Wow. I'm really surprised that you feel that way.

What? Even you use an action language to implement methods. That
action language must have loops and if statements. Private methods in
a class are simply a syntactical variant of procedures, especially if
they are not meant to be over-ridden.

All the OO paradigm does (imho) is make modularization easier and
interfaces pervasive.
There is no doubt that modularization is easier. But I think that is
just a convenient byproduct of decoupling via interfaces. In turn,
interfaces provide a mechanism for decoupling, so they are ubiquitous.

But I think the primary goal of the OO paradigm is to provide decoupling
among software elements. That's what encapsulation and implementation
hiding are all about. I also think that the separation of message and
method in OOA/D provides a fundamental shift in construction paradigms
from the imperatives (Do This) of procedural development and the
announcements (I'm Done) of OO development. That changes the whole
mindset of program construction from hierarchical, functional
decomposition flow of control to peer-to-peer, DbC-based flow of control.

I agree with the above, except for that last sentence. Well written
modular code has the same mindset IMHO.

Procedural development strongly encouraged implementation dependencies
among behaviors so that the legendary Spaghetti Code was commonplace.
(One could write modular, decoupled programs in procedural languages but
it was damned difficult and required a good deal of skill and
experience.) OTOH, the OO paradigm strongly discourages any sort of
dependencies among methods so that even entry level developers can
create fairly maintainable programs.

I fully agree with the above. To paraphrase Riel, OO added a syntax
that made it easy for even average programmers to conform to modular
programming's best practices. I wouldn't call making it easier for
average people to do the same thing that experienced people do any
sort of "revolution" though.

The Big Three characteristics of 3GLs are: procedural block structuring,
stack-based scope, and procedural message passing. All the OOPLs,
including Smalltalk, still depend on those things. (Though some, like
Smalltalk, do a better job of hiding it by employing less obvious syntax.)

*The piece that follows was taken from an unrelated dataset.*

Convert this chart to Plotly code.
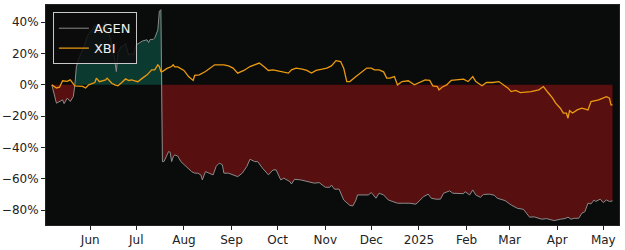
import numpy as np
import plotly.graph_objects as go

agen_dates = [
    "2024-05-07", "2024-05-10", "2024-05-14", "2024-05-15", "2024-05-17", "2024-05-19",
    "2024-05-21", "2024-05-22", "2024-05-23", "2024-05-25", "2024-05-28", "2024-05-30",
    "2024-06-02", "2024-06-04", "2024-06-07", "2024-06-11", "2024-06-14", "2024-06-16",
    "2024-06-18", "2024-06-19", "2024-06-21", "2024-06-23", "2024-06-24", "2024-06-26",
    "2024-06-28", "2024-06-29", "2024-07-01", "2024-07-05", "2024-07-08", "2024-07-09",
    "2024-07-10", "2024-07-12", "2024-07-13", "2024-07-15", "2024-07-16", "2024-07-17",
    "2024-07-18", "2024-07-19", "2024-07-22", "2024-07-23", "2024-07-24", "2024-07-25",
    "2024-07-26", "2024-07-28", "2024-07-30", "2024-08-02", "2024-08-04", "2024-08-06",
    "2024-08-08", "2024-08-10", "2024-08-12", "2024-08-13", "2024-08-15", "2024-08-18",
    "2024-08-20", "2024-08-22", "2024-08-24", "2024-08-26", "2024-08-27", "2024-08-30",
    "2024-09-02", "2024-09-05", "2024-09-08", "2024-09-11", "2024-09-13", "2024-09-16",
    "2024-09-18", "2024-09-21", "2024-09-25", "2024-09-28", "2024-09-30", "2024-10-03",
    "2024-10-05", "2024-10-09", "2024-10-10", "2024-10-12", "2024-10-16", "2024-10-21",
    "2024-10-25", "2024-10-28", "2024-11-01", "2024-11-04", "2024-11-05", "2024-11-07",
    "2024-11-10", "2024-11-13", "2024-11-15", "2024-11-17", "2024-11-19", "2024-11-21",
    "2024-11-22", "2024-11-26", "2024-11-29", "2024-12-01", "2024-12-04", "2024-12-06",
    "2024-12-09", "2024-12-12", "2024-12-16", "2024-12-18", "2024-12-22", "2024-12-26",
    "2024-12-30", "2025-01-02", "2025-01-04", "2025-01-07", "2025-01-09", "2025-01-12",
    "2025-01-15", "2025-01-17", "2025-01-21", "2025-01-23", "2025-01-27", "2025-01-30",
    "2025-01-31", "2025-02-03", "2025-02-05", "2025-02-07", "2025-02-10", "2025-02-12",
    "2025-02-16", "2025-02-19", "2025-02-21", "2025-02-26", "2025-03-02", "2025-03-06",
    "2025-03-10", "2025-03-12", "2025-03-14", "2025-03-17", "2025-03-22", "2025-03-25",
    "2025-03-27", "2025-03-30", "2025-04-03", "2025-04-06", "2025-04-08", "2025-04-10",
    "2025-04-12", "2025-04-15", "2025-04-17", "2025-04-19", "2025-04-21", "2025-04-23",
    "2025-04-25", "2025-04-26", "2025-04-29", "2025-05-01", "2025-05-03", "2025-05-05",
    "2025-05-07",
]
agen_pct = [
    0, -11.7, -9.6, -12.0, -8.5, -10.6,
    -7.5, 0, 11.7, 18, 24.5, 31,
    35, 38, 33, 40, 30, 22,
    8.5, 20, 24.5, 25, 26.6, 19,
    20, 19, 25.6, 28, 28.8, 27,
    29, 29, 30, 35, 47, 48,
    -49, -49, -42.6, -43, -49, -46,
    -44.7, -45.5, -49, -52, -54, -55.4,
    -56.4, -56.4, -57.5, -60.7, -55.4, -56.4,
    -57.5, -52, -50, -51, -56.4, -56.4,
    -57.5, -58.6, -56.4, -52, -47.5, -49,
    -49, -53, -57.5, -54.3, -54.3, -60.7,
    -59.6, -61.8, -63.3, -60.3, -60.7, -61.8,
    -62.8, -62.4, -65.4, -65.4, -64, -66.6,
    -66.6, -73.5, -75.6, -77, -77.3, -73.5,
    -70.3, -70.3, -70.3, -68.8, -72.4, -69.2,
    -70.3, -73.5, -75.2, -75.6, -75.6, -75.6,
    -76.2, -73.5, -71.4, -69.8, -72.4, -73,
    -73, -69.2, -67.7, -69.2, -69.2, -69.5,
    -68.2, -70.3, -67.1, -70.3, -71.8, -70,
    -69.8, -70.5, -72.4, -73.9, -76.7, -78.8,
    -79.5, -82, -84.5, -84.3, -85.8, -85.4,
    -85.8, -86.7, -85.8, -85.4, -84.5, -85.8,
    -85.2, -85.2, -82, -81, -75.6, -76,
    -73.5, -74.5, -73, -75.2, -73.5, -74.5,
    -74.1,
]

xbi_dates = [
    "2024-05-07", "2024-05-10", "2024-05-12", "2024-05-14", "2024-05-17", "2024-05-19",
    "2024-05-22", "2024-05-25", "2024-05-27", "2024-05-29", "2024-05-31", "2024-06-04",
    "2024-06-05", "2024-06-07", "2024-06-11", "2024-06-12", "2024-06-15", "2024-06-17",
    "2024-06-19", "2024-06-21", "2024-06-24", "2024-06-26", "2024-06-28", "2024-06-30",
    "2024-07-02", "2024-07-05", "2024-07-08", "2024-07-11", "2024-07-13", "2024-07-15",
    "2024-07-16", "2024-07-17", "2024-07-18", "2024-07-21", "2024-07-24", "2024-07-25",
    "2024-07-26", "2024-07-28", "2024-08-01", "2024-08-04", "2024-08-07", "2024-08-08",
    "2024-08-11", "2024-08-15", "2024-08-18", "2024-08-21", "2024-08-23", "2024-08-27",
    "2024-08-30", "2024-09-02", "2024-09-05", "2024-09-09", "2024-09-13", "2024-09-16",
    "2024-09-19", "2024-09-22", "2024-09-25", "2024-09-28", "2024-10-01", "2024-10-05",
    "2024-10-08", "2024-10-10", "2024-10-13", "2024-10-17", "2024-10-20", "2024-10-23",
    "2024-10-26", "2024-10-30", "2024-11-02", "2024-11-05", "2024-11-08", "2024-11-11",
    "2024-11-13", "2024-11-15", "2024-11-17", "2024-11-21", "2024-11-25", "2024-11-28",
    "2024-12-01", "2024-12-03", "2024-12-06", "2024-12-09", "2024-12-11", "2024-12-13",
    "2024-12-16", "2024-12-18", "2024-12-21", "2024-12-25", "2024-12-29", "2025-01-02",
    "2025-01-05", "2025-01-08", "2025-01-10", "2025-01-13", "2025-01-14", "2025-01-16",
    "2025-01-19", "2025-01-22", "2025-01-27", "2025-01-30", "2025-02-02", "2025-02-05",
    "2025-02-07", "2025-02-11", "2025-02-14", "2025-02-18", "2025-02-22", "2025-02-25",
    "2025-02-28", "2025-03-02", "2025-03-05", "2025-03-08", "2025-03-12", "2025-03-15",
    "2025-03-20", "2025-03-23", "2025-03-26", "2025-03-29", "2025-03-31", "2025-04-03",
    "2025-04-05", "2025-04-07", "2025-04-08", "2025-04-09", "2025-04-11", "2025-04-14",
    "2025-04-17", "2025-04-21", "2025-04-23", "2025-04-28", "2025-05-03", "2025-05-05",
    "2025-05-06", "2025-05-07",
]
xbi_pct = [
    0, -2, -1.5, 2.6, 2.2, 3.2,
    -0.6, -0.8, -1, -2, 0, 1.5,
    4.3, 2, 3.2, 4.3, 1, 0,
    -0.6, 1, 3.8, 2.8, 3.2, 2.6,
    2, 4.3, 6.4, 9.6, 9.6, 12.8,
    11.7, 8.5, 8.5, 10.5, 11.7, 12.8,
    11.5, 11.5, 9.2, 5.3, 2.8, 6,
    6.4, 8.5, 10.7, 12.8, 12.8, 12.8,
    12.1, 10.7, 7.5, 9.2, 11.7, 12.8,
    13.9, 11.7, 9.2, 9.6, 8.9, 7.9,
    7.5, 9.6, 10.7, 10, 9.2, 7.5,
    9.2, 10, 10.7, 12.1, 15.5, 14.9,
    10.7, 2.1, 2.1, 5.3, 8.5, 10.7,
    10.7, 9.6, 9.6, 8.3, 4.3, 4.3,
    5.3, 0, 2.1, 2.6, 0, 2.1,
    3.2, 2.8, -0.6, -1.1, -3.2, -1.5,
    0, 2.8, 3.2, 3.6, 2.1, 5.3,
    2.1, -0.6, 1.5, 1.5, 2.1, 0,
    -2.1, -4.3, -3.5, -4.9, -4.5, -4.3,
    -3.2, -1.1, -4.9, -8.5, -11.7, -14.9,
    -18.1, -18.1, -21.3, -16.5, -18, -16,
    -14.9, -16, -10.7, -9.6, -7.5, -8.5,
    -12.8, -12.8,
]

y_ticks = [-80, -60, -40, -20, 0, 20, 40]
y_tick_labels = ["\u221280%", "\u221260%", "\u221240%", "\u221220%", "0%", "20%", "40%"]
x_ticks = ["2024-06-01", "2024-07-01", "2024-08-01", "2024-09-01", "2024-10-01",
           "2024-11-01", "2024-12-01", "2025-01-01", "2025-02-01", "2025-03-01",
           "2025-04-01", "2025-05-01"]
x_tick_labels = ["Jun", "Jul", "Aug", "Sep", "Oct", "Nov", "Dec", "2025", "Feb", "Mar", "Apr", "May"]

agen = np.array(agen_pct, dtype=float)
pos = np.maximum(agen, 0)
neg = np.minimum(agen, 0)

fig = go.Figure()
fig.add_trace(go.Scatter(x=agen_dates, y=pos, mode="lines", line=dict(width=0),
                         fill="tozeroy", fillcolor="#0b3b30", showlegend=False, hoverinfo="skip"))
fig.add_trace(go.Scatter(x=agen_dates, y=neg, mode="lines", line=dict(width=0),
                         fill="tozeroy", fillcolor="#570f10", showlegend=False, hoverinfo="skip"))
fig.add_trace(go.Scatter(x=agen_dates, y=agen_pct, mode="lines", name="AGEN",
                         line=dict(color="#8c8c8c", width=1)))
fig.add_trace(go.Scatter(x=xbi_dates, y=xbi_pct, mode="lines", name="XBI",
                         line=dict(color="#ec9a10", width=1.3)))

font = dict(family="DejaVu Sans", size=12, color="#222222")
fig.update_layout(
    width=625, height=250,
    margin=dict(l=46, r=6, t=5, b=25),
    paper_bgcolor="white",
    plot_bgcolor="#0a0b0b",
    font=font,
    showlegend=True,
    legend=dict(x=0.012, y=0.967, xanchor="left", yanchor="top",
                bgcolor="rgba(12,12,12,0.85)", bordercolor="#c8c8c8", borderwidth=1,
                font=dict(family="DejaVu Sans", size=13, color="#f0f0f0"),
                tracegroupgap=0, itemwidth=30),
    xaxis=dict(range=["2024-05-03 05:00", "2025-05-11 05:00"], tickmode="array",
               tickvals=x_ticks, ticktext=x_tick_labels, showgrid=False, zeroline=False,
               ticks="outside", ticklen=4, tickcolor="#222", showline=True,
               linecolor="#222", mirror=True, tickfont=font, automargin=False),
    yaxis=dict(range=[-89.5, 51], tickmode="array", tickvals=y_ticks, ticktext=y_tick_labels,
               showgrid=False, zeroline=False, ticks="outside", ticklen=4, tickcolor="#222",
               showline=True, linecolor="#222", mirror=True, tickfont=font, automargin=False),
)

fig.write_html("out.html")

But the real problem with the 3GLs is physical coupling due to the use
of type systems to deal with the Big Three. That introduces the need for
refactoring _just to make the 3GL code more maintainable_ (as opposed to
solving the customer's problem). That sort of refactoring after the
logic is working correctly is totally unnecessary at the 4GL level of
OOA/D. Worse, at the OOP level it can lead to architectural drift in the
long term.

Every OOPL employs a sophisticated type system. So in that sense the
OOPLs are even worse than the procedural languages; the type system
itself is a major compromise with the hardware computational models.